# `mle-monitor`: Lightweight Resource Monitoring
### Author: [@RobertTLange](https://twitter.com/RobertTLange) [Last Update: October 2021][![Colab](https://colab.research.google.com/assets/colab-badge.svg)](https://colab.research.google.com/github/RobertTLange/mle-monitor/blob/main/examples/getting_started.ipynb)

In [1]:
%load_ext autoreload
%autoreload 2
%config InlineBackend.figure_format = 'retina'

try:
    import mle_monitor
except:
    !pip install -q mle-monitor
    import mle_monitor

# Pillar I: `MLEProtocol`

In [2]:
from mle_monitor import MLEProtocol

# Load the protocol from a local file (create new if it doesn't exist yet)
protocol = MLEProtocol(protocol_fname="mle_protocol.db")

In [3]:
experiment_data = {"purpose": "Test Protocol",
                   "project_name": "MNIST",
                   "exec_resource": "local",
                   "experiment_dir": "log_dir",
                   "experiment_type": "hyperparameter-search",
                   "base_fname": "main.py",
                   "config_fname": "base_config.json",
                   "num_seeds": 5,
                   "num_total_jobs": 10,
                   "num_jobs_per_batch": 5,
                   "num_job_batches": 2,
                   "time_per_job": "00:05:00",  # days-hours-minutes
                   "num_cpus": 2,
                   "num_gpus": 1} 
e_id = protocol.add(experiment_data, save=False)
protocol.get(e_id)

{'purpose': 'Test Protocol',
 'project_name': 'MNIST',
 'exec_resource': 'local',
 'experiment_dir': 'log_dir',
 'experiment_type': 'hyperparameter-search',
 'base_fname': 'main.py',
 'config_fname': 'base_config.json',
 'num_seeds': 5,
 'num_total_jobs': 10,
 'num_jobs_per_batch': 5,
 'num_job_batches': 2,
 'time_per_job': '00:05:00',
 'num_cpus': 2,
 'num_gpus': 1,
 'git_hash': '7b551b3488eb9b8a9b053e5e4d0ef3b7ed324f65',
 'loaded_config': [{'train_config': {'lrate': 0.1},
   'model_config': {'num_layers': 5},
   'log_config': {'time_to_track': ['step_counter'],
    'what_to_track': ['loss'],
    'time_to_print': ['step_counter'],
    'what_to_print': ['loss'],
    'print_every_k_updates': 10,
    'overwrite_experiment_dir': 1}}],
 'e-hash': '001881ef046f5150291e672a57ca7090',
 'retrieved_results': False,
 'stored_in_cloud': False,
 'report_generated': False,
 'job_status': 'running',
 'start_time': '10/29/2021 14:06:57',
 'duration': '00:10:00',
 'stop_time': '10/30/2021 00:06:57'}

In [4]:
# Print a summary of the last experiments
sub_df = protocol.summary()

# ... and a more detailed version
sub_df = protocol.summary(full=True)

In [5]:
# Update some element in the database
protocol.update(e_id, "exec_resource", "slurm-cluster", save=False)

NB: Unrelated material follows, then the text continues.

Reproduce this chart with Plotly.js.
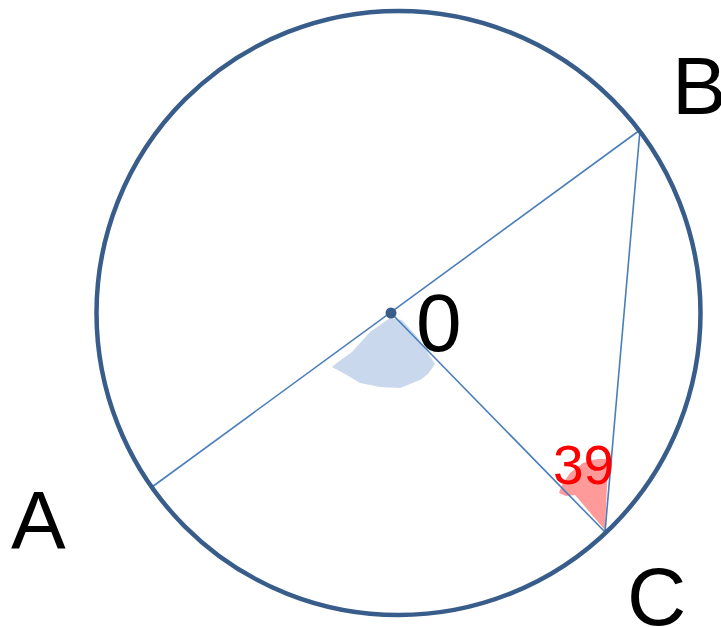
<!DOCTYPE html>
<html>
<head>
<meta charset="utf-8">
<script src="https://cdn.plot.ly/plotly-3.0.1.min.js"></script>
<style>html,body{margin:0;padding:0;background:#fff;}#chart{width:721px;height:627px;}</style>
</head>
<body>
<div id="chart"></div>
<script>
// Points of the figure (diagram units = pixels of the picture)
const pointNames = ['A', 'B', 'C', 'O'];
const pointX = [152, 640, 605, 391];
const pointY = [487, 130, 532, 313];

// Circle
const circleCenter = [398.5, 313];
const circleRadius = [302];

// Segments (by point name)
const segments = [['A', 'B'], ['O', 'C'], ['B', 'C']];

// Labels
const labelText = ['A', 'B', 'C', '0'];
const labelX = [38, 699, 656, 439];
const labelY = [519, 85, 596, 322];

// Angle label
const angleText = ['39'];
const angleX = [583];
const angleY = [465];

// Shaded angle regions (outlines)
const blueBlobX = [390, 402, 418, 435, 428, 420, 400, 380, 360, 345, 332, 338, 352, 370];
const blueBlobY = [318, 320, 338, 364, 374, 380, 388, 387, 383, 374, 367, 362, 352, 332];
const redBlobX = [605, 608, 606, 597, 583, 570, 562, 559, 566, 575];
const redBlobY = [530, 463, 459, 459, 463, 473, 485, 493, 496, 495];

const idx = n => pointNames.indexOf(n);

const lineColor = '#4A7EBB';
const circleColor = '#385D8A';

const traces = segments.map(s => ({
  type: 'scatter', mode: 'lines',
  x: [pointX[idx(s[0])], pointX[idx(s[1])]],
  y: [pointY[idx(s[0])], pointY[idx(s[1])]],
  line: {color: lineColor, width: 1.6},
  hoverinfo: 'skip', showlegend: false
}));

traces.push({
  type: 'scatter', mode: 'markers',
  x: [pointX[idx('O')]], y: [pointY[idx('O')]],
  marker: {color: circleColor, size: 11},
  hoverinfo: 'skip', showlegend: false
});

function pathFrom(xs, ys) {
  return 'M ' + xs.map((x, i) => x + ',' + ys[i]).join(' L ') + ' Z';
}

const shapes = [
  {type: 'path', path: pathFrom(blueBlobX, blueBlobY), xref: 'x', yref: 'y',
   fillcolor: '#C9D8EC', line: {width: 0}, layer: 'below'},
  {type: 'path', path: pathFrom(redBlobX, redBlobY), xref: 'x', yref: 'y',
   fillcolor: '#FF9A9A', line: {width: 0}, layer: 'below'},
  {type: 'circle', xref: 'x', yref: 'y',
   x0: circleCenter[0] - circleRadius[0], x1: circleCenter[0] + circleRadius[0],
   y0: circleCenter[1] - circleRadius[0], y1: circleCenter[1] + circleRadius[0],
   line: {color: circleColor, width: 4.5}, layer: 'above'}
];

const annotations = labelText.map((t, i) => ({
  text: t, x: labelX[i], y: labelY[i], xref: 'x', yref: 'y',
  showarrow: false, xanchor: 'center', yanchor: 'middle',
  font: {family: 'Liberation Sans, Arial, sans-serif', size: 82, color: '#000'}
})).concat(angleText.map((t, i) => ({
  text: t, x: angleX[i], y: angleY[i], xref: 'x', yref: 'y',
  showarrow: false, xanchor: 'center', yanchor: 'middle',
  font: {family: 'Liberation Sans, Arial, sans-serif', size: 55, color: '#FF0000'}
})));

const layout = {
  width: 721, height: 627,
  margin: {l: 0, r: 0, t: 0, b: 0, pad: 0},
  paper_bgcolor: '#fff', plot_bgcolor: '#fff',
  xaxis: {range: [0, 721], visible: false, fixedrange: true},
  yaxis: {range: [627, 0], visible: false, fixedrange: true},
  shapes: shapes,
  annotations: annotations,
  showlegend: false
};

Plotly.newPlot('chart', traces, layout, {displayModeBar: false, staticPlot: true});
</script>
</body>
</html>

# Abort the experiment - changes status
protocol.abort(e_id, save=False)
sub_df = protocol.summary()

In [6]:
# Get the status of the experiment
protocol.status(e_id)

'aborted'

In [8]:
# Get the monitoring data - used later in dashboard
total_data, last_data, time_data, protocol_table = protocol.monitor()
total_data, last_data, time_data

({'total': '1',
  'run': '0',
  'done': '0',
  'aborted': '1',
  'sge': '0',
  'slurm': '1',
  'gcp': '0',
  'local': '0',
  'report_gen': '0',
  'gcs_stored': '0',
  'retrieved': '0'},
 {'e_id': '1',
  'e_dir': 'log_dir',
  'e_type': 'hyperparameter-search',
  'e_script': 'main.py',
  'e_config': 'base_config.json',
  'report_gen': False},
 {'total_jobs': 10,
  'total_batches': 2,
  'jobs_per_batch': 5,
  'time_per_batch': '00:05:00',
  'start_time': '10/29/2021 14:05:26',
  'stop_time': '10/30/2021 00:05:26',
  'est_duration': '00:10:00'})

In [None]:
# Sync your protocol with a GCS bucket

# Pillar II: `MLEResource`

In [None]:
from mle_monitor import MLEResource

resource = MLEResource()

len(resource.monitor())
resource.monitor()

# Pillar III: MLEDashboard

In [None]:
from mle_monitor import MLEDashboard

dashboard = MLEDashboard(protocol, resource)

In [None]:
# Get a static snapshot of the protocol & resource utilisation
dashboard.snapshot()